See the response to question 15, for individual cases. The "70 day suspension" described in the proposed board rule is intended to apply to a situation, such as the Gurule escape, that justifies an across-the-board suspension of visitation. Since it is an exception to the board's rule, the board is required to either ratify or end the suspension, and the 70 day period is the maximum amount of time between two meetings. (See attached Board Rule)
Will only news media that is favorable to TDCJ be allowed to visit Death Row Offenders?
No. The proposed Board Rule on death Row visitation provides a clear definition of "News Media" and allows for consistent application of the policy.
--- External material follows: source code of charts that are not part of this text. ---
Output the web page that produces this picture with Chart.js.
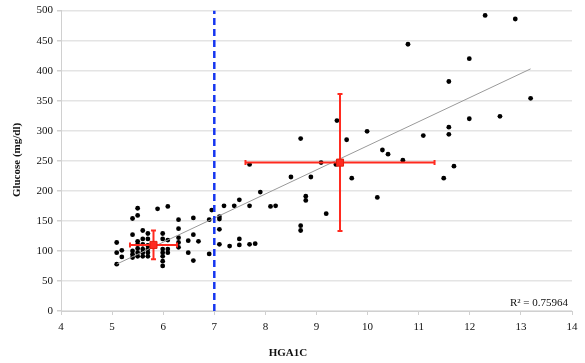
<!DOCTYPE html>
<html>
<head>
<meta charset="utf-8">
<script src="https://cdn.jsdelivr.net/npm/chart.js@4.4.0/dist/chart.umd.min.js"></script>
<style>
  html, body { margin: 0; padding: 0; background: #fff; }
  #wrap { width: 585px; height: 363px; }
</style>
</head>
<body>
<div id="wrap"><canvas id="chart"></canvas></div>
<script>
// patients: HbA1c vs glucose
const hga1c = [
  5.09, 5.09, 5.09, 5.19, 5.19,
  5.40, 5.40, 5.40, 5.40, 5.40,
  5.50, 5.50, 5.50, 5.50, 5.50, 5.50, 5.50,
  5.60, 5.60, 5.60, 5.60, 5.60, 5.60,
  5.70, 5.70, 5.70, 5.70, 5.70, 5.70,
  5.89,
  5.99, 5.99, 5.99, 5.99, 5.99, 5.99, 5.99,
  6.09, 6.09, 6.09, 6.09,
  6.30, 6.30, 6.30, 6.30, 6.30,
  6.49, 6.49, 6.59, 6.59, 6.59, 6.69,
  6.90, 6.90, 6.95,
  7.10, 7.10, 7.10, 7.10, 7.19, 7.30, 7.39,
  7.49, 7.49, 7.49, 7.69, 7.69, 7.69, 7.80, 7.90,
  8.10, 8.20, 8.50, 8.69, 8.69, 8.69, 8.79, 8.79, 8.89,
  9.09, 9.19, 9.38, 9.40, 9.59, 9.69, 9.99,
  10.19, 10.29, 10.40, 10.69, 10.79, 11.09, 11.49,
  11.59, 11.59, 11.59, 11.69, 11.99, 11.99,
  12.30, 12.59, 12.89, 13.19
];
const glucose = [
  114, 97, 78, 101, 90,
  154, 127, 100, 94, 89,
  171, 159, 116, 111, 104, 97, 91,
  134, 120, 111, 103, 97, 91,
  129, 120, 109, 103, 97, 91,
  170,
  129, 120, 103, 97, 91, 83, 75,
  174, 118, 103, 97,
  152, 137, 122, 114, 106,
  117, 97, 155, 127, 84, 116,
  152, 95, 168,
  157, 153, 136, 111, 175, 108, 175,
  185, 120, 110, 244, 175, 111, 112, 198,
  174, 175, 223, 287, 142, 134, 191, 184, 223,
  247, 162, 244, 317, 285, 221, 299,
  189, 268, 261, 251, 444, 292, 221,
  382, 306, 294, 241, 420, 320,
  492, 324, 486, 354
];

// group means and standard deviations (below / above 7)
const meanX = [5.81, 9.46];
const meanY = [110, 247];
const sdX = [0.46, 1.85];
const sdY = [24, 114];

// linear trend end points
const trendX = [5.09, 13.19];
const trendY = [78, 403];
const r2Label = 'R\u00B2 = 0.75964';

const cutoff = 7;

const xTicks = [4, 14, 1];
const yTicks = [0, 500, 50];

const serif = "'Liberation Serif', 'Times New Roman', serif";
const red = '#ff2a1f';

const points = hga1c.map((x, i) => ({ x: x, y: glucose[i] }));

const errorSets = [];
meanX.forEach((mx, i) => {
  errorSets.push({
    data: [{ x: mx - sdX[i], y: meanY[i] }, { x: mx + sdX[i], y: meanY[i] }],
    showLine: true, borderColor: red, borderWidth: 2,
    pointStyle: 'line', pointRotation: 90, pointRadius: 2.5,
    pointBorderColor: red, pointBorderWidth: 2, order: 2
  });
  errorSets.push({
    data: [{ x: mx, y: meanY[i] - sdY[i] }, { x: mx, y: meanY[i] + sdY[i] }],
    showLine: true, borderColor: red, borderWidth: 2,
    pointStyle: 'line', pointRotation: 0, pointRadius: 2.5,
    pointBorderColor: red, pointBorderWidth: 2, order: 2
  });
});

const textPlugin = {
  id: 'texts',
  afterDraw(chart) {
    const ctx = chart.ctx;
    ctx.save();
    ctx.fillStyle = '#111';
    ctx.font = 'bold 11px ' + serif;
    ctx.textAlign = 'center';
    ctx.textBaseline = 'middle';
    ctx.fillText('HGA1C', 288, 353);
    ctx.translate(17, 160);
    ctx.rotate(-Math.PI / 2);
    ctx.fillText('Glucose (mg/dl)', 0, 0);
    ctx.restore();

    ctx.save();
    ctx.fillStyle = '#111';
    ctx.font = '11px ' + serif;
    ctx.textAlign = 'right';
    ctx.textBaseline = 'middle';
    ctx.fillText(r2Label, 568, 303);
    ctx.restore();
  }
};

new Chart(document.getElementById('chart'), {
  type: 'scatter',
  data: {
    datasets: [
      {
        data: meanX.map((x, i) => ({ x: x, y: meanY[i] })),
        pointStyle: 'rect', pointRadius: 5, pointHoverRadius: 5,
        backgroundColor: red, borderColor: '#e0200f', borderWidth: 1, order: 1
      },
      ...errorSets,
      {
        data: [{ x: cutoff, y: yTicks[0] }, { x: cutoff, y: yTicks[1] }],
        showLine: true, borderColor: '#1636f0', borderWidth: 2.5,
        borderDash: [7, 4], pointRadius: 0, order: 3
      },
      {
        data: trendX.map((x, i) => ({ x: x, y: trendY[i] })),
        showLine: true, borderColor: '#9a9a9a', borderWidth: 1,
        pointRadius: 0, order: 4
      },
      {
        data: points,
        pointRadius: 2.4, pointHoverRadius: 2.4,
        backgroundColor: '#000', borderColor: '#000', borderWidth: 0, order: 5
      }
    ]
  },
  options: {
    responsive: true,
    maintainAspectRatio: false,
    animation: false,
    layout: { padding: { top: 8, right: 13, left: 0, bottom: 0 } },
    plugins: {
      legend: { display: false },
      tooltip: { enabled: false }
    },
    scales: {
      x: {
        min: xTicks[0], max: xTicks[1],
        ticks: { stepSize: xTicks[2], color: '#111', font: { family: serif, size: 11 }, padding: 6, maxRotation: 0 },
        grid: { drawOnChartArea: false, tickLength: 4, tickColor: '#d0d0d0', lineWidth: 1 },
        border: { color: '#d0d0d0', width: 1 },
        afterFit(scale) { scale.height = 52; }
      },
      y: {
        min: yTicks[0], max: yTicks[1],
        ticks: { stepSize: yTicks[2], color: '#111', font: { family: serif, size: 11 }, padding: 4 },
        grid: { color: '#e4e4e4', lineWidth: 1.5, tickLength: 4, tickColor: '#d0d0d0' },
        border: { color: '#d0d0d0', width: 1 },
        afterFit(scale) { scale.width = 61; }
      }
    }
  },
  plugins: [textPlugin]
});
</script>
</body>
</html>
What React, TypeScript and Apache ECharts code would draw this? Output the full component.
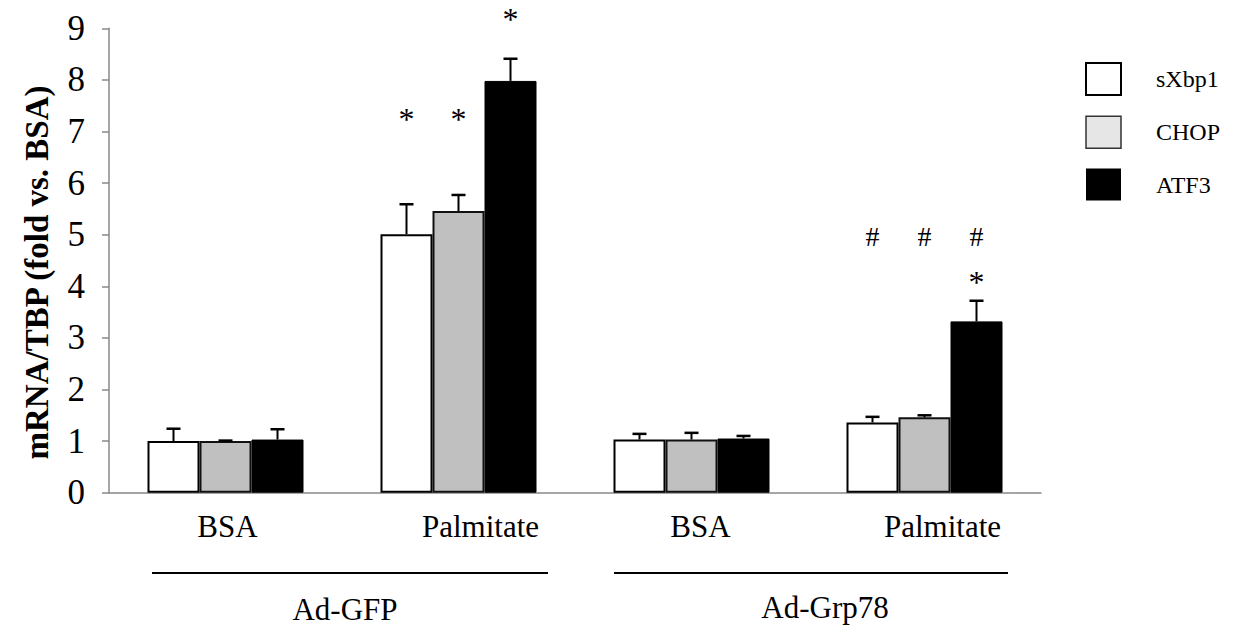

This definition is already applied in TDCJ's Media policy, and "unfavorable" stories such as the Nightline series on EStelle High Security have been aired under that policy. (See attached Board Rule)
What are the rules for visitation?
See attached Visitation Plan, which includes the rules for visitation.
How can we learn what is a procedure and what we should be working with?
TDCJ office of the General Counsel has already mailed to Ms. Gavin and Ms. Shorthouse an index to the Departmental Policy and Operations Manual and they have been invited to request policies of interest after reviewing that document. Other policies are provided as attachments to this response. Any further inquires may be addressed to the TDCJ Ombudsman Offices or the Office of the General Counsel.
How can TDCJ Administrative Directives be accessed?
See answer to question 19.
How can the Texas Register be accessed?
The Texas Register can be accessed through the internet at www.sos.state.tx.us/texsreg/, through a subscription, university law libraries (most will have hard copies), and at local libraries with access to the internet.